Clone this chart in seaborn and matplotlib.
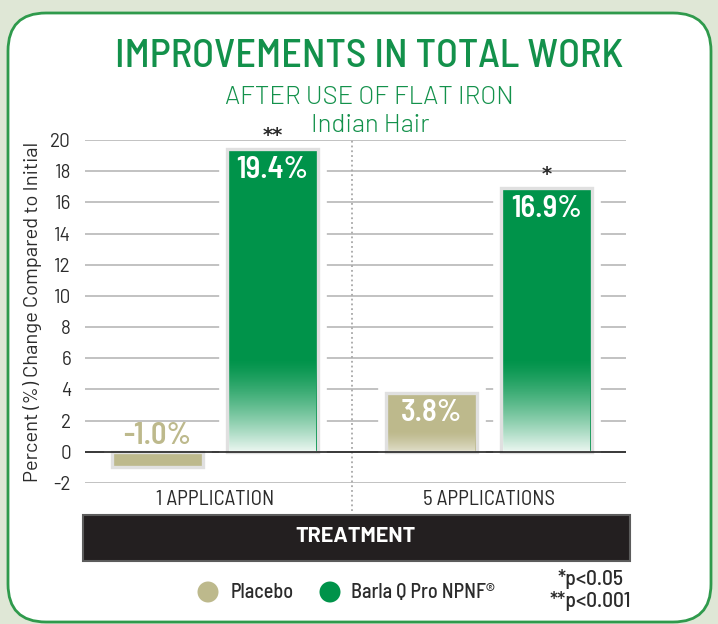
import numpy as np
import pandas as pd
import matplotlib
matplotlib.use('Agg')
import matplotlib.pyplot as plt
import matplotlib.patheffects as pe
import seaborn as sns
from matplotlib.patches import FancyBboxPatch, Ellipse, Rectangle
from matplotlib.transforms import IdentityTransform

# ---------------- data ----------------
treatments = ['1 APPLICATION', '5 APPLICATIONS']
products = ['Placebo', 'Barla Q Pro NPNF®']
placebo_vals = [-1.0, 3.8]
barla_vals = [19.4, 16.9]
barla_stars = ['**', '*']
y_ticks = list(range(-2, 21, 2))

GREEN = '#00934a'
TAN = '#bdb98c'
TITLE_GREEN = '#13914b'
TXT = '#2b2b2b'
COND = ['Barlow Semi Condensed', 'DejaVu Sans']
REG = ['Barlow', 'DejaVu Sans']

df = pd.DataFrame({
    'treatment': treatments * 2,
    'product': [products[0]] * 2 + [products[1]] * 2,
    'value': placebo_vals + barla_vals,
})

sns.set_theme(style='white')
plt.rcParams['font.family'] = COND
plt.rcParams['axes.unicode_minus'] = False

W, H = 718, 624
fig = plt.figure(figsize=(W / 100, H / 100), dpi=100, facecolor='#dfe7d6')


def fx(px):
    return px / W


def fy(py):
    return 1 - py / H


# white card with green rounded border
card = FancyBboxPatch((8, 2), 703, 609, boxstyle='round,pad=0,rounding_size=38',
                      transform=IdentityTransform(), facecolor='white',
                      edgecolor='#2f9a4c', linewidth=2, zorder=-5)
fig.add_artist(card)

ax = fig.add_axes([fx(85), fy(483), 541 / W, 343 / H])
ax.set_facecolor('none')

sns.barplot(data=df, x='treatment', y='value', hue='product', order=treatments,
            hue_order=products, palette=[TAN, GREEN], saturation=1, width=0.84,
            gap=0.21, edgecolor='#e0e0e0', linewidth=2.4, legend=False, ax=ax,
            zorder=2)

for bar in ax.patches:
    bar.set_path_effects([pe.Stroke(linewidth=12, foreground='white'), pe.Normal()])

# fade toward the base of the bars
grad = np.linspace(1, 0, 200).reshape(-1, 1)
for i, cont in enumerate(ax.containers):
    for bar in cont:
        x0, w, h = bar.get_x(), bar.get_width(), bar.get_height()
        if h <= 0:
            continue
        top, amax = (6.0, 0.93) if h > 10 else (1.3, 0.55)
        img = np.ones((200, 1, 4))
        img[..., 3] = (grad ** 1.3) * amax
        ax.imshow(img, extent=[x0 + 0.008, x0 + w - 0.008, 0, top], origin='lower',
                  aspect='auto', zorder=2.5, interpolation='bicubic')
        if h > 10:
            ax.add_patch(Rectangle((x0, 0), w, -0.5, facecolor='#e3f2e8',
                                   edgecolor='none', zorder=1.8))

# value labels and significance marks
vals = [placebo_vals, barla_vals]
for i, cont in enumerate(ax.containers):
    for j, bar in enumerate(cont):
        cx = bar.get_x() + bar.get_width() / 2
        v = vals[i][j]
        if v > 0:
            ax.text(cx, v - 0.4, f'{v:.1f}%', ha='center', va='top', color='white',
                    fontsize=22, fontweight=600, zorder=4)
        else:
            ax.text(cx, 0.1, f'{v:.1f}%', ha='center', va='bottom', color=TAN,
                    fontsize=22, fontweight=600, zorder=4)
        if i == 1:
            ax.text(cx, v + 0.25, barla_stars[j], ha='center', va='bottom', color=TXT,
                    fontsize=14, fontweight='bold', zorder=4, clip_on=False,
                    family='DejaVu Sans')

ax.axhline(0, color='#222222', lw=1.2, zorder=3)
ax.plot([0.5, 0.5], [-3.8, 20], ls=':', color='#a8a8a8', lw=1.3, clip_on=False, zorder=1)

ax.set_xlim(-0.474, 1.5)
ax.set_ylim(-2, 20)
ax.set_yticks(y_ticks)
ax.set_yticklabels([str(t) for t in y_ticks], family=REG)
ax.yaxis.grid(True, color='#b8b8b8', lw=1.2)
ax.set_axisbelow(True)
ax.set_xlabel('')
ax.set_ylabel('')
ax.tick_params(axis='both', length=0, colors=TXT)
ax.tick_params(axis='y', labelsize=13.5, pad=10)
ax.tick_params(axis='x', labelsize=15, pad=5)
for s in ax.spines.values():
    s.set_visible(False)

fig.text(fx(33), fy(312), 'Percent (%) Change Compared to Initial', rotation=90,
         ha='center', va='center', fontsize=14.5, color=TXT, family=REG)

# titles
fig.text(fx(369), fy(57), 'IMPROVEMENTS IN TOTAL WORK', ha='center', va='center',
         fontsize=29, color=TITLE_GREEN, fontweight=500)
fig.text(fx(369), fy(97), 'AFTER USE OF FLAT IRON', ha='center', va='center',
         fontsize=18.5, color=TITLE_GREEN, fontweight=300, family=REG)
fig.text(fx(370), fy(125), 'Indian Hair', ha='center', va='center',
         fontsize=18.5, color=TITLE_GREEN, fontweight=300, family=REG)

# treatment banner
fig.add_artist(Rectangle((83, H - 561), 547, 46, transform=IdentityTransform(),
                         facecolor='#231f20', edgecolor='#5c5c5c', lw=1.5, zorder=5))
fig.text(fx(356), fy(537), 'TREATMENT', ha='center', va='center', color='white',
         fontsize=15.5, fontweight='bold', zorder=6, family=REG)

# legend
for cx, col, label, tx in [(208, TAN, products[0], 231), (330, GREEN, products[1], 351)]:
    fig.add_artist(Ellipse((cx, H - 592), 21, 21, transform=IdentityTransform(),
                           facecolor=col, edgecolor='none'))
    fig.text(fx(tx), fy(592), label, ha='left', va='center', fontsize=14.5, color=TXT,
             fontweight=500)
fig.text(fx(590), fy(579), '*p<0.05', ha='center', va='center', fontsize=15.5, color=TXT,
         fontweight=500)
fig.text(fx(590), fy(601), '**p<0.001', ha='center', va='center', fontsize=15.5, color=TXT,
         fontweight=500)

fig.savefig('out.png', dpi=100, facecolor=fig.get_facecolor())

====

Problem details: Copy out the listing exactly as it stands, but not the pictures.

Full response:
Clone this chart in seaborn and matplotlib.
import numpy as np
import pandas as pd
import matplotlib
matplotlib.use('Agg')
import matplotlib.pyplot as plt
import matplotlib.patheffects as pe
import seaborn as sns
from matplotlib.patches import FancyBboxPatch, Ellipse, Rectangle
from matplotlib.transforms import IdentityTransform

# ---------------- data ----------------
treatments = ['1 APPLICATION', '5 APPLICATIONS']
products = ['Placebo', 'Barla Q Pro NPNF®']
placebo_vals = [-1.0, 3.8]
barla_vals = [19.4, 16.9]
barla_stars = ['**', '*']
y_ticks = list(range(-2, 21, 2))

GREEN = '#00934a'
TAN = '#bdb98c'
TITLE_GREEN = '#13914b'
TXT = '#2b2b2b'
COND = ['Barlow Semi Condensed', 'DejaVu Sans']
REG = ['Barlow', 'DejaVu Sans']

df = pd.DataFrame({
    'treatment': treatments * 2,
    'product': [products[0]] * 2 + [products[1]] * 2,
    'value': placebo_vals + barla_vals,
})

sns.set_theme(style='white')
plt.rcParams['font.family'] = COND
plt.rcParams['axes.unicode_minus'] = False

W, H = 718, 624
fig = plt.figure(figsize=(W / 100, H / 100), dpi=100, facecolor='#dfe7d6')


def fx(px):
    return px / W


def fy(py):
    return 1 - py / H


# white card with green rounded border
card = FancyBboxPatch((8, 2), 703, 609, boxstyle='round,pad=0,rounding_size=38',
                      transform=IdentityTransform(), facecolor='white',
                      edgecolor='#2f9a4c', linewidth=2, zorder=-5)
fig.add_artist(card)

ax = fig.add_axes([fx(85), fy(483), 541 / W, 343 / H])
ax.set_facecolor('none')

sns.barplot(data=df, x='treatment', y='value', hue='product', order=treatments,
            hue_order=products, palette=[TAN, GREEN], saturation=1, width=0.84,
            gap=0.21, edgecolor='#e0e0e0', linewidth=2.4, legend=False, ax=ax,
            zorder=2)

for bar in ax.patches:
    bar.set_path_effects([pe.Stroke(linewidth=12, foreground='white'), pe.Normal()])

# fade toward the base of the bars
grad = np.linspace(1, 0, 200).reshape(-1, 1)
for i, cont in enumerate(ax.containers):
    for bar in cont:
        x0, w, h = bar.get_x(), bar.get_width(), bar.get_height()
        if h <= 0:
            continue
        top, amax = (6.0, 0.93) if h > 10 else (1.3, 0.55)
        img = np.ones((200, 1, 4))
        img[..., 3] = (grad ** 1.3) * amax
        ax.imshow(img, extent=[x0 + 0.008, x0 + w - 0.008, 0, top], origin='lower',
                  aspect='auto', zorder=2.5, interpolation='bicubic')
        if h > 10:
            ax.add_patch(Rectangle((x0, 0), w, -0.5, facecolor='#e3f2e8',
                                   edgecolor='none', zorder=1.8))

# value labels and significance marks
vals = [placebo_vals, barla_vals]
for i, cont in enumerate(ax.containers):
    for j, bar in enumerate(cont):
        cx = bar.get_x() + bar.get_width() / 2
        v = vals[i][j]
        if v > 0:
            ax.text(cx, v - 0.4, f'{v:.1f}%', ha='center', va='top', color='white',
                    fontsize=22, fontweight=600, zorder=4)
        else:
            ax.text(cx, 0.1, f'{v:.1f}%', ha='center', va='bottom', color=TAN,
                    fontsize=22, fontweight=600, zorder=4)
        if i == 1:
            ax.text(cx, v + 0.25, barla_stars[j], ha='center', va='bottom', color=TXT,
                    fontsize=14, fontweight='bold', zorder=4, clip_on=False,
                    family='DejaVu Sans')

ax.axhline(0, color='#222222', lw=1.2, zorder=3)
ax.plot([0.5, 0.5], [-3.8, 20], ls=':', color='#a8a8a8', lw=1.3, clip_on=False, zorder=1)

ax.set_xlim(-0.474, 1.5)
ax.set_ylim(-2, 20)
ax.set_yticks(y_ticks)
ax.set_yticklabels([str(t) for t in y_ticks], family=REG)
ax.yaxis.grid(True, color='#b8b8b8', lw=1.2)
ax.set_axisbelow(True)
ax.set_xlabel('')
ax.set_ylabel('')
ax.tick_params(axis='both', length=0, colors=TXT)
ax.tick_params(axis='y', labelsize=13.5, pad=10)
ax.tick_params(axis='x', labelsize=15, pad=5)
for s in ax.spines.values():
    s.set_visible(False)

fig.text(fx(33), fy(312), 'Percent (%) Change Compared to Initial', rotation=90,
         ha='center', va='center', fontsize=14.5, color=TXT, family=REG)

# titles
fig.text(fx(369), fy(57), 'IMPROVEMENTS IN TOTAL WORK', ha='center', va='center',
         fontsize=29, color=TITLE_GREEN, fontweight=500)
fig.text(fx(369), fy(97), 'AFTER USE OF FLAT IRON', ha='center', va='center',
         fontsize=18.5, color=TITLE_GREEN, fontweight=300, family=REG)
fig.text(fx(370), fy(125), 'Indian Hair', ha='center', va='center',
         fontsize=18.5, color=TITLE_GREEN, fontweight=300, family=REG)

# treatment banner
fig.add_artist(Rectangle((83, H - 561), 547, 46, transform=IdentityTransform(),
                         facecolor='#231f20', edgecolor='#5c5c5c', lw=1.5, zorder=5))
fig.text(fx(356), fy(537), 'TREATMENT', ha='center', va='center', color='white',
         fontsize=15.5, fontweight='bold', zorder=6, family=REG)

# legend
for cx, col, label, tx in [(208, TAN, products[0], 231), (330, GREEN, products[1], 351)]:
    fig.add_artist(Ellipse((cx, H - 592), 21, 21, transform=IdentityTransform(),
                           facecolor=col, edgecolor='none'))
    fig.text(fx(tx), fy(592), label, ha='left', va='center', fontsize=14.5, color=TXT,
             fontweight=500)
fig.text(fx(590), fy(579), '*p<0.05', ha='center', va='center', fontsize=15.5, color=TXT,
         fontweight=500)
fig.text(fx(590), fy(601), '**p<0.001', ha='center', va='center', fontsize=15.5, color=TXT,
         fontweight=500)

fig.savefig('out.png', dpi=100, facecolor=fig.get_facecolor())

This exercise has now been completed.